Copy, in full, each line of the material that holds the word "this".

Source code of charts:
━━━━━━━━━━━━━━━━━━━━━━━━━━━━━━
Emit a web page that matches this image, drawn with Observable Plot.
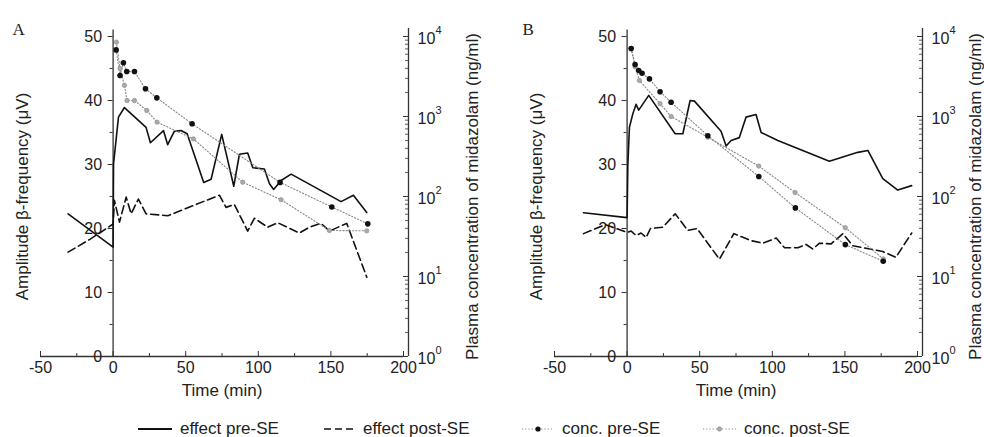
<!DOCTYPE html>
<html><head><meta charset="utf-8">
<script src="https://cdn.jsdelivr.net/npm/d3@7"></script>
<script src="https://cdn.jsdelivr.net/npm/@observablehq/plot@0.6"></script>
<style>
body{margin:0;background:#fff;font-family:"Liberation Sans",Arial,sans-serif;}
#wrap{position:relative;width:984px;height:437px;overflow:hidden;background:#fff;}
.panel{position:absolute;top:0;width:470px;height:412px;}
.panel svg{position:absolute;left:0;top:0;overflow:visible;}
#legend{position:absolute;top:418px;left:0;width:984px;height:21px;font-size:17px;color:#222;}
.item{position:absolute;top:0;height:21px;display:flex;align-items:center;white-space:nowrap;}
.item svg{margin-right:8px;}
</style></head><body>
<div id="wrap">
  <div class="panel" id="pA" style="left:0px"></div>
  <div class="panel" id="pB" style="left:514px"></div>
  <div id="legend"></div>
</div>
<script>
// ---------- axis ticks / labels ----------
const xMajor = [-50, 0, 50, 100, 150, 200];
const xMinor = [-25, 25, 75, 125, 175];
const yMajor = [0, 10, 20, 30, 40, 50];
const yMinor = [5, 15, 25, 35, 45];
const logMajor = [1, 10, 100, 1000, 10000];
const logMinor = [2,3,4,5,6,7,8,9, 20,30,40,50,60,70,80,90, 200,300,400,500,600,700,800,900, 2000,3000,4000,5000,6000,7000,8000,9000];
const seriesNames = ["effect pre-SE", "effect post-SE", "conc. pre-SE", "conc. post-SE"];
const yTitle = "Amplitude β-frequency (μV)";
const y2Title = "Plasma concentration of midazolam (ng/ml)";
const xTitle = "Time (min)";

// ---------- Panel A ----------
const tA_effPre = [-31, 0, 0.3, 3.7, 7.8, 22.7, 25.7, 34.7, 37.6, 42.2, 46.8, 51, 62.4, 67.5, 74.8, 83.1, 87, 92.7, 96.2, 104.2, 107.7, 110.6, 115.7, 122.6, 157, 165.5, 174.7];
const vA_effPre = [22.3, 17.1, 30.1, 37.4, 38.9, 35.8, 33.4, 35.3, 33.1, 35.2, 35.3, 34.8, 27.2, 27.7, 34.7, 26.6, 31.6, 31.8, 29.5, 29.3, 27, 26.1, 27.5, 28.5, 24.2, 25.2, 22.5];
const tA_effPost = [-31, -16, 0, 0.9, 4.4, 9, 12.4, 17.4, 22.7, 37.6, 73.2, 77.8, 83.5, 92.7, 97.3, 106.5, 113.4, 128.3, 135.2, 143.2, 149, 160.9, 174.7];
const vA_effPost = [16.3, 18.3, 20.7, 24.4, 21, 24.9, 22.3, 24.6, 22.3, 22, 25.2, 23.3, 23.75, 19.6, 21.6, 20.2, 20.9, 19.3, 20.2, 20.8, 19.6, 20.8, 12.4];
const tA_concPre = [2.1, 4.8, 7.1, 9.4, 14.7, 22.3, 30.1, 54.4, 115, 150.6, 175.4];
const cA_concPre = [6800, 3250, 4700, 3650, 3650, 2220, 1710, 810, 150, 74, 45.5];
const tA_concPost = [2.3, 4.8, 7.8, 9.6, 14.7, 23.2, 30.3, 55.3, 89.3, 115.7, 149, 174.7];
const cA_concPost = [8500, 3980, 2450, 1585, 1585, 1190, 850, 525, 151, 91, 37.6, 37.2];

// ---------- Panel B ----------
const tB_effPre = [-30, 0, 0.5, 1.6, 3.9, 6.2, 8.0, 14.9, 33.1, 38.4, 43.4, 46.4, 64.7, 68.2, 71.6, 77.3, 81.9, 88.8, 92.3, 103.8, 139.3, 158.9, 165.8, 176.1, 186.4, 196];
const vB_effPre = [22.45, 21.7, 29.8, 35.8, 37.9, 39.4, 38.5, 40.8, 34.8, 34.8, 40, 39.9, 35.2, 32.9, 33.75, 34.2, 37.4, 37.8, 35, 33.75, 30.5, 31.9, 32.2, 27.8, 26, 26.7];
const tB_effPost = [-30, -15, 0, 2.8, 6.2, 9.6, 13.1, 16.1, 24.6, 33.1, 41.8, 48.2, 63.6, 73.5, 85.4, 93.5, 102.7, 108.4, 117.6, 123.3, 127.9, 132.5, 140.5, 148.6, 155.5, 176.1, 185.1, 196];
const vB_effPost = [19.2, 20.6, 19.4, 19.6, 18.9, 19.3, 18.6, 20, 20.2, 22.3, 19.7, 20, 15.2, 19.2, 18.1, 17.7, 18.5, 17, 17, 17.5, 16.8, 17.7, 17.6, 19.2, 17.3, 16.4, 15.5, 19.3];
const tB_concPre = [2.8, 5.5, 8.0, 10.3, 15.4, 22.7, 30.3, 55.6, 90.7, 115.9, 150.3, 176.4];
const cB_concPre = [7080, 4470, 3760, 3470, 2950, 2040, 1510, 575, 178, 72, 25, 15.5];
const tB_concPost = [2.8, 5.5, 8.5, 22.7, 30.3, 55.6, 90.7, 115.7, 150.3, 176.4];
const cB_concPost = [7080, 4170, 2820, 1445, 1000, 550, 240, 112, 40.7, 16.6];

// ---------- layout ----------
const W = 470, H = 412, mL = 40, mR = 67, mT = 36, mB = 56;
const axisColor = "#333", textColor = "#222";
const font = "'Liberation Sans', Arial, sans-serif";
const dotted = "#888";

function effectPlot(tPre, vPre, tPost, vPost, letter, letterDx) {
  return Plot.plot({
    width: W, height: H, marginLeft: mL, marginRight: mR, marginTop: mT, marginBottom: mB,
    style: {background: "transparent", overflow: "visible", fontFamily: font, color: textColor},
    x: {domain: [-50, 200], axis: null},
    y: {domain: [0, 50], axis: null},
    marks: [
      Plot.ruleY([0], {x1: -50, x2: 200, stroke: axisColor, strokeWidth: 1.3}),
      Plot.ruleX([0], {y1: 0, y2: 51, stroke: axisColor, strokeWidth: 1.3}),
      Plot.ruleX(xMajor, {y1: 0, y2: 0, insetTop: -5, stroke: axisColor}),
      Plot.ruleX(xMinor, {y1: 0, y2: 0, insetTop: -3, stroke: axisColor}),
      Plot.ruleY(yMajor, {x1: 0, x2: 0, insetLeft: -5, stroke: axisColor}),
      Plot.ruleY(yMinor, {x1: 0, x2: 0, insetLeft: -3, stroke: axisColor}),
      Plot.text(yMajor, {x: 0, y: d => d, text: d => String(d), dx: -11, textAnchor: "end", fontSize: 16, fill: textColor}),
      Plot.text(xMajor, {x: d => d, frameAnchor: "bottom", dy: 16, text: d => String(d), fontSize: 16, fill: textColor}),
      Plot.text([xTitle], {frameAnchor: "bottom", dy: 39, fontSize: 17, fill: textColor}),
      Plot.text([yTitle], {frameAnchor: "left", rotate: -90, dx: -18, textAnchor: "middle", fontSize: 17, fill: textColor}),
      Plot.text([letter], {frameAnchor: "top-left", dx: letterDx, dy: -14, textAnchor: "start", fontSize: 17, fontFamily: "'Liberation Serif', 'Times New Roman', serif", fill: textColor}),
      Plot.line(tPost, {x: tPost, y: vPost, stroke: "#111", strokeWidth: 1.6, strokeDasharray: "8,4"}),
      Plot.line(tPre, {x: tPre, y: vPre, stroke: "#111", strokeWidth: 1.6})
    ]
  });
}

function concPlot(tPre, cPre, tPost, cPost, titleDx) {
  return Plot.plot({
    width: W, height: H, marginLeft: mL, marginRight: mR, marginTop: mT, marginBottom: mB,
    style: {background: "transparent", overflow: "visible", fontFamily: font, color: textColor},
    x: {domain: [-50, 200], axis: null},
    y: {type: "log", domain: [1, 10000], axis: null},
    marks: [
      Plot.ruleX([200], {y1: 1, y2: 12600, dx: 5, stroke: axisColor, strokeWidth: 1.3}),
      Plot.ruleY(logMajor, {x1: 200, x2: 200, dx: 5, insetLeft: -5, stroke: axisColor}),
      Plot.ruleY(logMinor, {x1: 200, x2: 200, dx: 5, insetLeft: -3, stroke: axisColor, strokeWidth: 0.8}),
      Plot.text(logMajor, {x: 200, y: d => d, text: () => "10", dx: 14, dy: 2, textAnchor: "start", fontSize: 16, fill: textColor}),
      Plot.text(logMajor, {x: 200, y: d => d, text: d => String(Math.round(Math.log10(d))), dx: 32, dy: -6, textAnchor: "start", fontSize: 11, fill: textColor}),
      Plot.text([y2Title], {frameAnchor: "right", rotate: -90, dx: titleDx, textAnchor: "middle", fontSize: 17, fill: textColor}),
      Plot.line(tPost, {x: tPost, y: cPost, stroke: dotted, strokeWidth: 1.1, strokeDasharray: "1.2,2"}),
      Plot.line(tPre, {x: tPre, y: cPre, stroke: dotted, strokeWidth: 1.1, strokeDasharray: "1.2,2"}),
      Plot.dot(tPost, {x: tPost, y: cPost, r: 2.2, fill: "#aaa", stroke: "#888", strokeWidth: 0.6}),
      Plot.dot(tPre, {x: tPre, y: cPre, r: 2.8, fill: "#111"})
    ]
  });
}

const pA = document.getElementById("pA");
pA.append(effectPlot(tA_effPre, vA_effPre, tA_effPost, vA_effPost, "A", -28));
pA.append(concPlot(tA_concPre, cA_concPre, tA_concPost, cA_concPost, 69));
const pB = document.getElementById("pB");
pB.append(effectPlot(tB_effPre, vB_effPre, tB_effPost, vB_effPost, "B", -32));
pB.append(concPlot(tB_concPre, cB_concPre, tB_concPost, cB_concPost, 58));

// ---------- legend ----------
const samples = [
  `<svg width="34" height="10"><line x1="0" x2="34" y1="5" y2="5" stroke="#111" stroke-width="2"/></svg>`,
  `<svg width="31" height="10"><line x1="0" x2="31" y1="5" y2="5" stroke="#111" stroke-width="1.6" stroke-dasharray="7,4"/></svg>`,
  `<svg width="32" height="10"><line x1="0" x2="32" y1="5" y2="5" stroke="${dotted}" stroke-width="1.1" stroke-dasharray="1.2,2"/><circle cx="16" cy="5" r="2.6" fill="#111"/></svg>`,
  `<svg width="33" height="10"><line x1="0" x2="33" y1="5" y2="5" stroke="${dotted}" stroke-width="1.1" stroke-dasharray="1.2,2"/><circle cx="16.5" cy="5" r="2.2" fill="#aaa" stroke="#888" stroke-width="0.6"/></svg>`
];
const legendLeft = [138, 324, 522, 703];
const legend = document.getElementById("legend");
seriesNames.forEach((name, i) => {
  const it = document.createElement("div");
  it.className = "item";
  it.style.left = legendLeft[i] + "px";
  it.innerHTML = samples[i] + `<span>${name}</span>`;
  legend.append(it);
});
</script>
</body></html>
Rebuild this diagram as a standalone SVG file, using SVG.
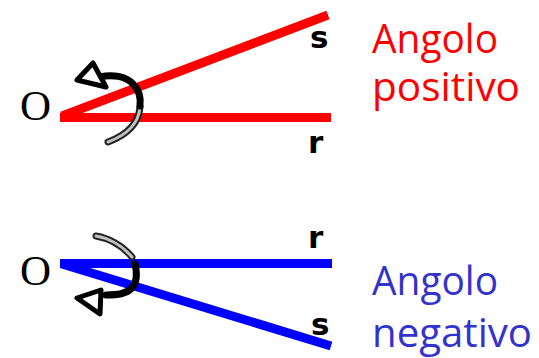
━━━━━━━━━━━━━━━━━━━━━━━━━━━━━━
TASK RESPONSE.
Emit a web page that matches this image, drawn with Observable Plot.
Rebuild this diagram as a standalone SVG file, using SVG.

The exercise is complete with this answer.